Sugar beet plants© Tim Scrivener

British Sugar (BS) is looking for new growers to take up one-year contracts at £22/t for the 2017-18 crop.

The rate being offered is the same as for regular growers who will produce their first post-quota beet crop next year.

Both groups of growers have the potential to earn a price bonus if the EU sugar price rises above €474/t (£402/t), with growers receiving 10% of any uplift above that price. 

The price for any beet in excess of the tonnage growers have contracted to supply will be determined later in the season, usually before spring planting.

See also: New sugar beet varieties offer farmers up to 5% extra yield

The processor said it was increasing the area grown as it was positive about the future of the industry and, following the removal of quotas, saw opportunities to expand. 

New growers are being asked to show their interest and depending on the level of that interest, BS will consider what contracts to offer.

It will generally be looking for a minimum of 500t, offering a transport allowance for those within 60 miles of one of its four factories. 

The only difference between the offer to existing and new growers is those who have grown on quota for BS in the past are being offered contracts for up to three years rather than one year.

However, BS expects to extend the one-year contract annually to new growers.

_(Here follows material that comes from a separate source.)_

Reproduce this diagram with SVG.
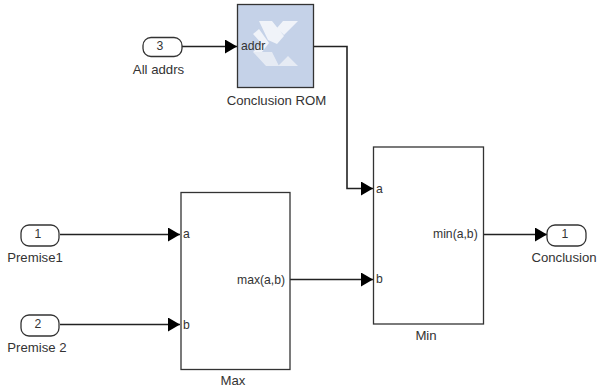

Rising sugar beet yields, the attraction of beet as a break crop (including the opportunity to clean up blackgrass) and the fact beet fulfils three-crop rule requirements are touted as the crop’s main attractions by BS, alongside the ability to spread seasonal workloads.

The deep-rooting crop also benefits soil structure while the overwintering stubble aspect promotes certain biodiversity aspects, said BS.

It also pointed to the advantages of having a known price well in advance of planting, guaranteed payment within 23 days and the availability of credit.